[Records with drawing code]
------------------------

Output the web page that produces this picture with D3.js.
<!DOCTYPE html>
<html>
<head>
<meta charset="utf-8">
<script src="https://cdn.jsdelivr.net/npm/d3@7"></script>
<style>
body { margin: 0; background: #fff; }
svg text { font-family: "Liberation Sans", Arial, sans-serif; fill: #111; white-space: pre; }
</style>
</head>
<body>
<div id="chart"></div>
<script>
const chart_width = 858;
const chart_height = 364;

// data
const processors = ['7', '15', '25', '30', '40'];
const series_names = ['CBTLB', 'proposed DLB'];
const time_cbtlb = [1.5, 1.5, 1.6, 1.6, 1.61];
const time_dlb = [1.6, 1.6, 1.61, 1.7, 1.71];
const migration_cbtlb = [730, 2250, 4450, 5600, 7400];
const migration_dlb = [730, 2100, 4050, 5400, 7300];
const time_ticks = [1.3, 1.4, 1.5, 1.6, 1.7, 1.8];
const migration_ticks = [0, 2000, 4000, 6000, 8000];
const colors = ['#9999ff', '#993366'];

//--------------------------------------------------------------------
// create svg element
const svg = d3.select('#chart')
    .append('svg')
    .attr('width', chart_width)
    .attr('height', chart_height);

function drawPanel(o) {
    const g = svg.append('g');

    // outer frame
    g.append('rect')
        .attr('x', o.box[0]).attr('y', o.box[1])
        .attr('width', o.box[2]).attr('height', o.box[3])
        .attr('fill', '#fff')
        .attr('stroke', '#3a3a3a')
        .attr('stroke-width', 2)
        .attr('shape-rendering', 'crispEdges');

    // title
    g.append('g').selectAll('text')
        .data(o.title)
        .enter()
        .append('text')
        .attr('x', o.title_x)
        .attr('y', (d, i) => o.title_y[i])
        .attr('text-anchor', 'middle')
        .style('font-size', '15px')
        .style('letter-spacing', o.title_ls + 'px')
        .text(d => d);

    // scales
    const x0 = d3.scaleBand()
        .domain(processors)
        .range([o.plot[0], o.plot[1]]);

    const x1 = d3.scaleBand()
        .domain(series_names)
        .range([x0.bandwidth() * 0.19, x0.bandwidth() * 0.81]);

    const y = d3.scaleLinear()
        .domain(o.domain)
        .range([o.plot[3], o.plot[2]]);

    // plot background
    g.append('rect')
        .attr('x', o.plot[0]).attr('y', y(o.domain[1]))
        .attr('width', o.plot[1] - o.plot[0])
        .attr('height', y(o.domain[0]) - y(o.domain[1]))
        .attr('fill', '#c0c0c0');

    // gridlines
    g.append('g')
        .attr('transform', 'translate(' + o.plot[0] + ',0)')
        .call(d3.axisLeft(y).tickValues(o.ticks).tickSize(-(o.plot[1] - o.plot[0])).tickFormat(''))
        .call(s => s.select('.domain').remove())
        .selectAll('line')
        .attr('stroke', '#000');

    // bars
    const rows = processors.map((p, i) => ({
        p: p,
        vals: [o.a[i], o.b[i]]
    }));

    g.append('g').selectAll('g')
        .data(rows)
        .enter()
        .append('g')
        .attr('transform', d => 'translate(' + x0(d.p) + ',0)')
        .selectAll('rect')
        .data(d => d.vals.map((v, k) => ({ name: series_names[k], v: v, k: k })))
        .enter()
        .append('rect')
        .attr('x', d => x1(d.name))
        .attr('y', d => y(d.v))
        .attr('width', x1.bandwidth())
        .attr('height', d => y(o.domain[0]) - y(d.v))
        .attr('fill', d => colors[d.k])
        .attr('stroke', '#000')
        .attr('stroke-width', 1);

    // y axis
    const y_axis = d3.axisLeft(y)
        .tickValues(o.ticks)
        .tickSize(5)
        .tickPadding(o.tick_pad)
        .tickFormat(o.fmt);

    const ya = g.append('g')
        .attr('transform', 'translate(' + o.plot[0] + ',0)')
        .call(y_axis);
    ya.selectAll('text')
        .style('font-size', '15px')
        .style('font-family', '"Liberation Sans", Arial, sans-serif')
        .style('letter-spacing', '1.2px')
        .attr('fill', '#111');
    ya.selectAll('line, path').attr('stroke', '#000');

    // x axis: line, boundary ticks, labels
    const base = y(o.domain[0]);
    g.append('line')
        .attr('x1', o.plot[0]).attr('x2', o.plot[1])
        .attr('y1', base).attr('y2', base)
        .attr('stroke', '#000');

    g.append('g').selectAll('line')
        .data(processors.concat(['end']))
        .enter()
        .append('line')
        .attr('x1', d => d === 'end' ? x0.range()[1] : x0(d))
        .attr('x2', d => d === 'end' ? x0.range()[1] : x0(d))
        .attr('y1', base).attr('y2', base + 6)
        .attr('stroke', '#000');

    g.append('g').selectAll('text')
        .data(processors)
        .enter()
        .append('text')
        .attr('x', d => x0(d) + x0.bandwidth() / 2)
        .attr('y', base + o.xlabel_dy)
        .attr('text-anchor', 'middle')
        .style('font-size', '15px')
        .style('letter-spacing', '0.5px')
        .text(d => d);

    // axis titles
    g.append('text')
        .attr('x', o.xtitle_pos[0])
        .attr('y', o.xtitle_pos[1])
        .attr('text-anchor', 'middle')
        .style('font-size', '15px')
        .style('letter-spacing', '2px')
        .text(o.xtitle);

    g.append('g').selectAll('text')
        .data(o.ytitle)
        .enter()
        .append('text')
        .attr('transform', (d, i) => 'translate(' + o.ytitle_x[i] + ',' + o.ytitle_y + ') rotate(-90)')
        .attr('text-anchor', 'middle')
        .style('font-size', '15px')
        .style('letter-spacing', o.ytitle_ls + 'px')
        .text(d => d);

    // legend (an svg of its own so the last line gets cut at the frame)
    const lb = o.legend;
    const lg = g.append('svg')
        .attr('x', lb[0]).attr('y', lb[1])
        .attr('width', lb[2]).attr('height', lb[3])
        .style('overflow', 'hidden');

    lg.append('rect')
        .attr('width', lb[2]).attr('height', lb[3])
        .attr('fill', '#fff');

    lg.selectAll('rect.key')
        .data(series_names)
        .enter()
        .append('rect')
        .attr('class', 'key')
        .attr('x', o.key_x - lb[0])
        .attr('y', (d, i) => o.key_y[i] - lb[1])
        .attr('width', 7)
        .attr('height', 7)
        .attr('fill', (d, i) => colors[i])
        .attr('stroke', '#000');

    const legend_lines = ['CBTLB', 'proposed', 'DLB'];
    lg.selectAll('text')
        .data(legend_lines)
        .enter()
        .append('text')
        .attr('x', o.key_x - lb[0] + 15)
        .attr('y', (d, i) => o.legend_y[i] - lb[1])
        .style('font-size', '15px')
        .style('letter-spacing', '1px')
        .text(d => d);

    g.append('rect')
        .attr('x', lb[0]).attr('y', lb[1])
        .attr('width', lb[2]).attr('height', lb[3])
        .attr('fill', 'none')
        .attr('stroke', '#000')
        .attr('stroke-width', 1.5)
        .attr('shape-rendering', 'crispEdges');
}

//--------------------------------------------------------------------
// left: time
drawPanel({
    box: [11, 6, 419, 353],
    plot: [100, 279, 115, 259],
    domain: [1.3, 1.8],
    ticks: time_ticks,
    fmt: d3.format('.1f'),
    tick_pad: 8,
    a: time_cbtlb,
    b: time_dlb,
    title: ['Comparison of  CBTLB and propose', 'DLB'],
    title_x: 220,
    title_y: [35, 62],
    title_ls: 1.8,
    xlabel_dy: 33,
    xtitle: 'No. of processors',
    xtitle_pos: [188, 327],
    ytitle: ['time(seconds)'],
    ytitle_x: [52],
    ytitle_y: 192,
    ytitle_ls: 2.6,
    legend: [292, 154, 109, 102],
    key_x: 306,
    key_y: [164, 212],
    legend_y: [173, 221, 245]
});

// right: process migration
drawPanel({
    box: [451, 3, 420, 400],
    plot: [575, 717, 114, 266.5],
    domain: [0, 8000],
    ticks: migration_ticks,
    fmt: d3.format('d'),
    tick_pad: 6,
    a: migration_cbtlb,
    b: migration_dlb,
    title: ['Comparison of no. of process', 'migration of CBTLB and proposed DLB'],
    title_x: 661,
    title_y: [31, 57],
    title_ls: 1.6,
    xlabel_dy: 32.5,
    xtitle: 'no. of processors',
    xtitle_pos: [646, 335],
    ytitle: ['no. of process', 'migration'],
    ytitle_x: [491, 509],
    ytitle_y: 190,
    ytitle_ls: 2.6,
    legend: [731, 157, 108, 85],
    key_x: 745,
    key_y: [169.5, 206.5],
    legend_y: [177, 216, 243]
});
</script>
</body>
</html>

------------------------

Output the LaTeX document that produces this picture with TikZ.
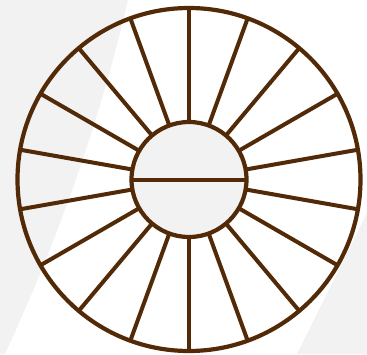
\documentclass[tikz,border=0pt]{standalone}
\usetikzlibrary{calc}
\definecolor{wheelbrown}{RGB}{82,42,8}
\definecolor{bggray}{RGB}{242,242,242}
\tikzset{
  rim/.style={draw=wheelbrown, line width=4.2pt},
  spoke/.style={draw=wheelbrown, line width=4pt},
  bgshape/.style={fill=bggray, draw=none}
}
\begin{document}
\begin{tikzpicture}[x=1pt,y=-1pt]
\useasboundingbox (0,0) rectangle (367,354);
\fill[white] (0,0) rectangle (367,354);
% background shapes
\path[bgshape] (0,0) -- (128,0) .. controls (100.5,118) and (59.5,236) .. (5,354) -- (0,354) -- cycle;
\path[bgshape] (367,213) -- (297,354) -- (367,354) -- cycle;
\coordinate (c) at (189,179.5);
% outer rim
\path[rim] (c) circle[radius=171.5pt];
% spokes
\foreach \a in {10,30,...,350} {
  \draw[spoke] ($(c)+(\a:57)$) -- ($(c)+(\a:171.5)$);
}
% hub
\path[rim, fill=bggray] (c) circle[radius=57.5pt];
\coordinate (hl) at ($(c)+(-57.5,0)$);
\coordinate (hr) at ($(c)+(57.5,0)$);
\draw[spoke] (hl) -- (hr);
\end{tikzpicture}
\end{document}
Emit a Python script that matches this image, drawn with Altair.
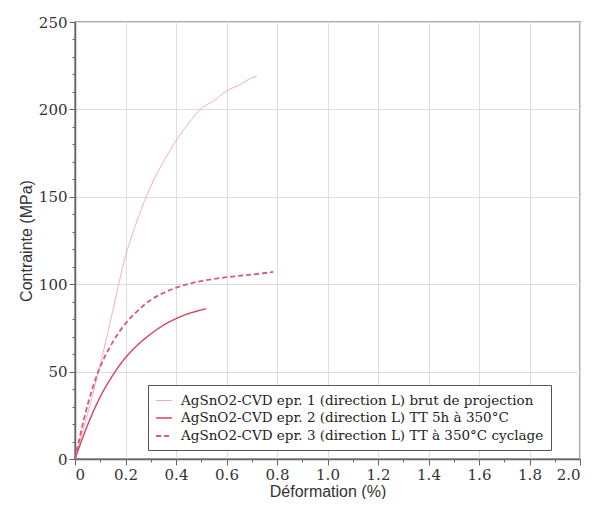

------------------------

- SHORT PROBLEM -
Only the lines starting at the line with "Output the LaTeX" and ending at the line with "Emit a Python" should be printed again, exactly and with both ends kept; omit the pictures.

- WORKED ANSWER -
Output the LaTeX document that produces this picture with TikZ.
\documentclass[tikz,border=0pt]{standalone}
\usetikzlibrary{calc}
\definecolor{wheelbrown}{RGB}{82,42,8}
\definecolor{bggray}{RGB}{242,242,242}
\tikzset{
  rim/.style={draw=wheelbrown, line width=4.2pt},
  spoke/.style={draw=wheelbrown, line width=4pt},
  bgshape/.style={fill=bggray, draw=none}
}
\begin{document}
\begin{tikzpicture}[x=1pt,y=-1pt]
\useasboundingbox (0,0) rectangle (367,354);
\fill[white] (0,0) rectangle (367,354);
% background shapes
\path[bgshape] (0,0) -- (128,0) .. controls (100.5,118) and (59.5,236) .. (5,354) -- (0,354) -- cycle;
\path[bgshape] (367,213) -- (297,354) -- (367,354) -- cycle;
\coordinate (c) at (189,179.5);
% outer rim
\path[rim] (c) circle[radius=171.5pt];
% spokes
\foreach \a in {10,30,...,350} {
  \draw[spoke] ($(c)+(\a:57)$) -- ($(c)+(\a:171.5)$);
}
% hub
\path[rim, fill=bggray] (c) circle[radius=57.5pt];
\coordinate (hl) at ($(c)+(-57.5,0)$);
\coordinate (hr) at ($(c)+(57.5,0)$);
\draw[spoke] (hl) -- (hr);
\end{tikzpicture}
\end{document}
Emit a Python script that matches this image, drawn with Altair.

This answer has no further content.